Time for a sit down and a sandwich now, although not here!  I found a nice pub which served delicious crab sandwiches and my favourite bitter shandy! 

Just taken a short break from posting to watch the final moments of the Tour of Britain cycle race which Mr M has been watching and to see the house where I used to live, the Law College and the Library where I once worked and the High Street where I used to shop in Guildford!

To continue with my second day on the Isle of Purbeck:

 After lunch I wandered round some more and discovered this lovely tranquil spot where the mill pond is overlooked by the church.

Decided to get a bus to Studland and to walk out to the Old Harry Rocks which had been gleaming white in the sunshine all morning when I saw them from Durlston.  Studland was such a small village I overshot it on the bus and had a 10 minute walk back along the road! 
 It had by now clouded over and was an afternoon of sunshine and showers - I was glad of my waterproof not only becuase of the showers but also as there was a chilly wind.

 That's Bournemouth you can see over the water in the sunshine.

 The Old Harry Rocks - the large one with the arch is Old Harry and the smaller one is called Old Harry's Wife!

And turning towards Swanage these are called the Pinnacles.  That headland you can see is where I was this morning.
 I got back to Studland in time to get the bus to Bournemouth where I planned to have supper.  By now the sun was out again and  the route attractive as it crosses Studland and Godlingstone Heath on its way to the ferry.  I don't know if this is unique but there can't be many bus routes which involve a ferry crossing! 

 View from the bus!

 Not many buses which can be delayed by a Brittany Ferries ship passing in front of them either!

At the other side - this is Sandbanks and we are on our way now to Bournemouth.  Sandbanks is one of the most expensives places in the world to buy property only Tokyo, Hong Kong and Central London are more expensive!  There is some serious money here and yet the properties are all so very individual that they are the same if you know what I mean.

Bournemouth seemed much less genteel than I remember from my time there - I used to visit often when I was at college in Weymouth as I skated regularly at the Westover Ice rink which has gone now.  I thought it all looked a bit shabby and what my mother would call "common" now.  I had a jacket potato in a cafe in the Square and by then it was pouring with rain so I was glad I didn't have long to wait for the bus back to my B&B where I had a lovely long bath and another early night having watched some Tv and made myself a drink.

If you are still with me here - you deserve a medal - I will stop now and continue with the other 2 days of my trip another time. 


  1. What a lovely journey.
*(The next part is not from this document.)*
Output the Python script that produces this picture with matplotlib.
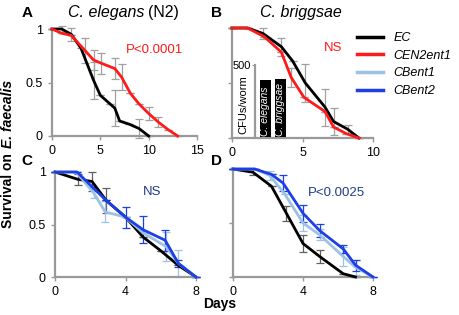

I would have come with you if you'd asked! I used to know this area well, so it's good to see it again, and even better when it's done on a bus pass.

  2. So glad you didn't cut it down Jane - it is an amazing journey. I can't wait to read more.


  3. I really enjoyed that Jane, your photos and words were great.
    A lovely adventure through some beautiful little villages and towns. :)
    Vivienne x

  4. A terrific adventure, I am enjoying it immensely. It is a beautiful area though I agree with what you say about Bournemouth - so many signs saying that things are not allowed. Love the art work on that building.

  5. What a great trip (as far) - you are lucky to have such a fab area nearby to tour around - look forward to part 2 :)

  6. I really enjoy reading about your trips,, lovely pictures. Was it lonely?

  7. I just cannot seem to comment on your blog but I have enjoyed reading your travelling tales enormously. I wqas at college in Weymouth in the 60's, before your time I'm sure. Enjoy the rest of your travels.

  8. What do you know? The comment actually appeared this time. As a family we hire a beach hut down at Studland for the winter months, it is the best time to be down there, often have the place to ourselves. Happy travels.

  9. I loved this post and all the place you visited. Looking forward to the second instalment!

  10. What a beautiful adventure. I do admire you for undertaking it.

  11. A stonking post Jane, and what an adventure. Looking forward to more from you....

  12. Lovely post and a reminder of our time there, you must go to Corfe Castle also, the cafe there does a decent cake!

  13. Jane, you are fearless aren't you? I can't tell you how envious I am of your resolve to do this. I loved every step of the way and can't wait for the next two days. I've only been to Swanage once, only for a day out, and didn't think much of it but your post makes me think I didn't give it a fair chance. Some great photos here too. Roll on Part Two!

  14. I love how you did this Jane...going off on your own and exploring! I enjoyed reading about your travels and seeing all the pictures, you always find something of interest to photograph wherever you go. Looking forward to the tales of the other days too.
    Wishing you a happy new week.
    Helen x

  15. Enjoying every minute Jane. Keep it up !

  16. yes I did read it all and enjoyed my armchair tour very much!
    It made me want to go down to the sea side!

  17. It was really lovely wombling along with you via the beautiful photographs and well written story.

  18. What a fasntastic trip, love the pictures!

    Jan @Door251

  19. This was so interesting to read...and now I am going to click your photos and take a closer look at all this lovely scenery. Thank you for writing all this, and I look forward to the next installment!

  20. Thank you for taking us along your mini adventure. I should like to do something like this one day. I look forward to part two also!

  21. What an adventure - I don't quite qualify for a bus pass just yet but as soon as I do I shall be eager to go exploring. My dream for when I do retire is to buy a camper van and set off one day and go around the world. Can't wait for part 2 hope you are going to post it soon.

  22. How brave you are doing this all on your own. Loved it all, some I recognised and some new to me.